Part of the Cathedral
Palermo, the capital city of Sicily, has been described as dignified and decrepit a view I would subscribe to. It’s history goes back 3,000 years but in recent times it was famous for headline-grabbing assassinations and anti-mafia trials. Palermo is now emerging from it’s troubled past and there is much restoration work under way.
Fontana Pretona (fountain of shame
The buss ride from Trapani took 2 hours through pleasant rural countryside, a mixture of peasant small-holdings and huge areas of well tended farming and vines with expensive Villas and farmhouses.

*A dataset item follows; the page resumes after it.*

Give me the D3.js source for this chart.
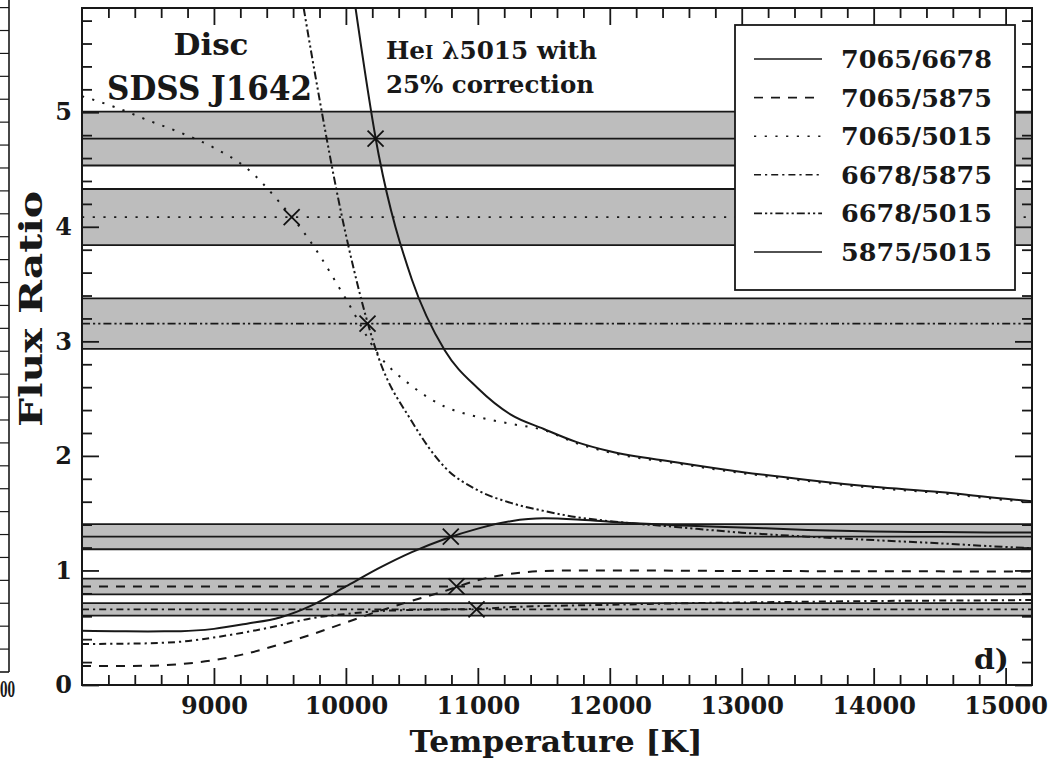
<!DOCTYPE html>
<html>
<head>
<meta charset="utf-8">
<script src="https://cdn.jsdelivr.net/npm/d3@7/dist/d3.min.js"></script>
<style>
  html, body { margin: 0; padding: 0; background: #fff; }
  svg { display: block; font-family: "DejaVu Serif", serif; font-weight: bold; }
</style>
</head>
<body>
<svg id="chart" width="1049" height="762"></svg>
<script>
// Model temperature grid (K)
const temps = [8000, 8250, 8500, 8750, 9000, 9250, 9500, 9750, 10000, 10250, 10500, 10750,
               11000, 11250, 11500, 11750, 12000, 12500, 13000, 13500, 14000, 14500, 15000, 15200];

// Model line-flux ratios (null where off the plotted range)
const ratio7065_6678 = [null, null, null, null, null, null, null, 8.6, 6.5, 4.62, 3.54, 2.92,
                        2.59, 2.36, 2.235, 2.12, 2.04, 1.945, 1.86, 1.79, 1.73, 1.685, 1.625, 1.605];
const ratio7065_5875 = [0.166, 0.166, 0.168, 0.183, 0.217, 0.275, 0.355, 0.445, 0.545, 0.645, 0.735, 0.82,
                        0.915, 0.97, 0.995, 1.0, 1.0, 0.998, 0.995, 0.994, 0.993, 0.992, 0.99, 0.99];
const ratio7065_5015 = [5.14, 5.045, 4.93, 4.82, 4.69, 4.51, 4.21, 3.84, 3.37, 2.88, 2.61, 2.43,
                        2.34, 2.28, 2.225, 2.11, 2.03, 1.935, 1.85, 1.78, 1.72, 1.675, 1.615, 1.595];
const ratio6678_5875 = [0.358, 0.36, 0.364, 0.378, 0.415, 0.463, 0.52, 0.585, 0.62, 0.645, 0.655, 0.66,
                        0.665, 0.68, 0.69, 0.695, 0.70, 0.713, 0.72, 0.727, 0.733, 0.737, 0.74, 0.742];
const ratio6678_5015 = [null, null, null, null, null, null, 7.2, 5.44, 3.93, 2.85, 2.30, 1.90,
                        1.70, 1.59, 1.52, 1.465, 1.43, 1.38, 1.33, 1.295, 1.265, 1.237, 1.205, 1.194];
const ratio5875_5015 = [0.474, 0.47, 0.468, 0.47, 0.49, 0.535, 0.59, 0.70, 0.86, 1.02, 1.16, 1.275,
                        1.365, 1.43, 1.455, 1.445, 1.425, 1.395, 1.375, 1.354, 1.34, 1.335, 1.332, 1.332];

// Series names (legend order)
const seriesNames = ["7065/6678", "7065/5875", "7065/5015", "6678/5875", "6678/5015", "5875/5015"];

// Observed ratios and their uncertainties, same order as the series
const observedRatio = [4.77, 0.86, 4.085, 0.66, 3.155, 1.295];
const observedError = [0.235, 0.068, 0.245, 0.055, 0.22, 0.11];
// Temperatures where each model crosses its observed value
const crossTemps = [10225, 10838, 9589, 10990, 10164, 10795];

// Axis ticks
const xMajorTicks = [9000, 10000, 11000, 12000, 13000, 14000, 15000];
const yMajorTicks = [0, 1, 2, 3, 4, 5];

(function () {
  const seriesValues = [ratio7065_6678, ratio7065_5875, ratio7065_5015, ratio6678_5875, ratio6678_5015, ratio5875_5015];
  const dashes = [null, "9,8", "2.2,8.5", "7,4,2.2,4", "8,3,2.2,3,2.2,3", null];
  const ink = "#181818";

  const svg = d3.select("#chart");
  const W = 1049, H = 762;
  svg.append("rect").attr("width", W).attr("height", H).attr("fill", "#fff");

  const pL = 82, pR = 1032, pT = 8, pB = 685;
  const x = d3.scaleLinear().domain([8000, 15200]).range([pL, pR]);
  const y = d3.scaleLinear().domain([0, 5.91]).range([pB, pT]);

  // Edge of the neighbouring panel at the left border
  const side = svg.append("g");
  side.append("line").attr("x1", 9).attr("x2", 9).attr("y1", 0).attr("y2", pB - 13)
    .attr("stroke", ink).attr("stroke-width", 1.6);
  side.append("line").attr("x1", 0).attr("x2", 9).attr("y1", pB - 13).attr("y2", pB - 13)
    .attr("stroke", ink).attr("stroke-width", 1.6);
  side.selectAll("line.sideTick").data(d3.range(1, 30)).join("line")
    .attr("class", "sideTick")
    .attr("x1", 0).attr("x2", 9)
    .attr("y1", k => y(k * 0.2) - 13).attr("y2", k => y(k * 0.2) - 13)
    .attr("stroke", ink).attr("stroke-width", 1.2);
  side.append("text").attr("x", 0).attr("y", 697)
    .attr("font-size", 22).attr("fill", ink)
    .attr("textLength", 15).attr("lengthAdjust", "spacingAndGlyphs")
    .text("00");

  svg.append("clipPath").attr("id", "plotClip")
    .append("rect").attr("x", pL).attr("y", pT).attr("width", pR - pL).attr("height", pB - pT);

  const plot = svg.append("g").attr("clip-path", "url(#plotClip)");

  const obs = seriesNames.map((n, i) => ({ name: n, c: observedRatio[i], e: observedError[i], t: crossTemps[i], dash: dashes[i] }));

  // Observed-ratio bands
  plot.selectAll("rect.band").data(obs).join("rect")
    .attr("class", "band")
    .attr("x", pL).attr("width", pR - pL)
    .attr("y", d => y(d.c + d.e))
    .attr("height", d => y(d.c - d.e) - y(d.c + d.e))
    .attr("fill", "#bdbdbd");
  obs.forEach(d => {
    [d.c + d.e, d.c - d.e].forEach(v => {
      plot.append("line").attr("x1", pL).attr("x2", pR).attr("y1", y(v)).attr("y2", y(v))
        .attr("stroke", ink).attr("stroke-width", 1.8);
    });
  });
  // Observed centre lines in the series' line style
  plot.selectAll("line.obs").data(obs).join("line")
    .attr("class", "obs")
    .attr("x1", pL).attr("x2", pR)
    .attr("y1", d => y(d.c)).attr("y2", d => y(d.c))
    .attr("stroke", ink).attr("stroke-width", 1.8)
    .attr("stroke-dasharray", d => d.dash);

  // Model curves
  const line = d3.line()
    .defined(d => d.v !== null)
    .x(d => x(d.t)).y(d => y(d.v))
    .curve(d3.curveMonotoneX);
  seriesNames.forEach((n, i) => {
    const pts = temps.map((t, j) => ({ t: t, v: seriesValues[i][j] }));
    plot.append("path").datum(pts)
      .attr("d", line)
      .attr("fill", "none")
      .attr("stroke", ink)
      .attr("stroke-width", 2)
      .attr("stroke-dasharray", dashes[i]);
  });

  // Crossing markers
  plot.selectAll("path.cross").data(obs).join("path")
    .attr("class", "cross")
    .attr("d", d => {
      const cx = x(d.t), cy = y(d.c), s = 8;
      return `M${cx - s},${cy - s}L${cx + s},${cy + s}M${cx - s},${cy + s}L${cx + s},${cy - s}`;
    })
    .attr("stroke", "#111").attr("stroke-width", 1.8).attr("fill", "none");

  // Legend
  const leg = svg.append("g").attr("transform", "translate(735,25)");
  leg.append("rect").attr("width", 280).attr("height", 265)
    .attr("fill", "#fff").attr("stroke", ink).attr("stroke-width", 1.8);
  obs.forEach((d, i) => {
    const yy = 34 + i * 38.6;
    leg.append("line").attr("x1", 19).attr("x2", 87).attr("y1", yy).attr("y2", yy)
      .attr("stroke", ink).attr("stroke-width", 1.6).attr("stroke-dasharray", d.dash);
    leg.append("text").attr("x", 106).attr("y", yy + 9)
      .attr("font-size", 25).attr("fill", ink)
      .attr("textLength", 151).attr("lengthAdjust", "spacingAndGlyphs")
      .text(d.name);
  });

  // Axes: ticks on all four sides, pointing inward
  const xMinor = d3.range(8200, 15200, 200).filter(v => v % 1000 !== 0);
  const yMinor = d3.range(0.2, 5.9, 0.2).filter(v => Math.abs(v - Math.round(v)) > 1e-6);

  function styleAxis(g) {
    g.select(".domain").remove();
    g.selectAll(".tick line").attr("stroke", ink).attr("stroke-width", 1.8);
    g.selectAll(".tick text").attr("fill", ink).attr("font-size", 24)
      .attr("font-family", "DejaVu Serif").attr("font-weight", "bold");
  }
  svg.append("g").attr("transform", `translate(0,${pB})`)
    .call(d3.axisBottom(x).tickValues(xMajorTicks).tickSize(-17).tickPadding(12).tickFormat(d3.format("d")))
    .call(styleAxis);
  svg.append("g").attr("transform", `translate(0,${pB})`)
    .call(d3.axisBottom(x).tickValues(xMinor).tickSize(-10).tickFormat(""))
    .call(styleAxis);
  svg.append("g").attr("transform", `translate(0,${pT})`)
    .call(d3.axisTop(x).tickValues(xMajorTicks).tickSize(-17).tickFormat(""))
    .call(styleAxis);
  svg.append("g").attr("transform", `translate(0,${pT})`)
    .call(d3.axisTop(x).tickValues(xMinor).tickSize(-10).tickFormat(""))
    .call(styleAxis);
  svg.append("g").attr("transform", `translate(${pL},0)`)
    .call(d3.axisLeft(y).tickValues(yMajorTicks).tickSize(-17).tickPadding(10).tickFormat(d3.format("d")))
    .call(styleAxis);
  svg.append("g").attr("transform", `translate(${pL},0)`)
    .call(d3.axisLeft(y).tickValues(yMinor).tickSize(-10).tickFormat(""))
    .call(styleAxis);
  svg.append("g").attr("transform", `translate(${pR},0)`)
    .call(d3.axisRight(y).tickValues(yMajorTicks).tickSize(-17).tickFormat(""))
    .call(styleAxis);
  svg.append("g").attr("transform", `translate(${pR},0)`)
    .call(d3.axisRight(y).tickValues(yMinor).tickSize(-10).tickFormat(""))
    .call(styleAxis);

  // Frame
  svg.append("rect").attr("x", pL).attr("y", pT).attr("width", pR - pL).attr("height", pB - pT)
    .attr("fill", "none").attr("stroke", ink).attr("stroke-width", 2);

  // Axis titles
  svg.append("text").attr("x", 556).attr("y", 752).attr("text-anchor", "middle")
    .attr("font-size", 30).attr("fill", ink)
    .attr("textLength", 293).attr("lengthAdjust", "spacingAndGlyphs")
    .text("Temperature [K]");
  svg.append("text").attr("transform", "translate(42,309) rotate(-90)").attr("text-anchor", "middle")
    .attr("font-size", 31).attr("fill", ink)
    .attr("textLength", 236).attr("lengthAdjust", "spacingAndGlyphs")
    .text("Flux Ratio");

  // Annotations
  svg.append("text").attr("x", 211).attr("y", 55).attr("text-anchor", "middle")
    .attr("font-size", 29).attr("fill", ink)
    .attr("textLength", 75).attr("lengthAdjust", "spacingAndGlyphs")
    .text("Disc");
  svg.append("text").attr("x", 209.5).attr("y", 100).attr("text-anchor", "middle")
    .attr("font-size", 34).attr("fill", ink)
    .attr("textLength", 205).attr("lengthAdjust", "spacingAndGlyphs")
    .text("SDSS J1642");
  const he = svg.append("text").attr("x", 386).attr("y", 59).attr("font-size", 25).attr("fill", ink)
    .attr("textLength", 211).attr("lengthAdjust", "spacingAndGlyphs");
  he.append("tspan").text("He");
  he.append("tspan").attr("font-size", 18).text("I");
  he.append("tspan").text(" \u03BB5015 with");
  svg.append("text").attr("x", 386).attr("y", 93).attr("font-size", 25).attr("fill", ink)
    .attr("textLength", 208).attr("lengthAdjust", "spacingAndGlyphs")
    .text("25% correction");
  svg.append("text").attr("x", 974).attr("y", 669).attr("font-size", 28).attr("fill", ink)
    .attr("textLength", 35).attr("lengthAdjust", "spacingAndGlyphs")
    .text("d)");
})();
</script>
</body>
</html>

Palermo’s population of over three quarters of a million must all own cars and use them at the same time! The roads were so jammed when we arrived that we were walking faster than an ambulance with it’s emergency siren screaming.
Blossoms
Palermo is a popular tourist destination with many sights to see, we skirted round the fortress palace off Palazzo dei Normanni, once the centre of a magnificent medieval court and now the seat of the Sicilian government, then on to the extraordinary Arab-Norman cathedral set back from the street, the foreground planted with palms provides a distinctly eastern setting. We also visited the Fountain of Shame with it’s tiered basins and nude statues depicting tritons, nymphs and river gods.
For us the one of the most interesting parts was walking and shopping in Mercato della Vucciria, Palermo’s most famous open-air street market which trades in vegetables, dried fruit, preserves, cheese, spices, fish and meat amid a tumult of colours, sound, and smells.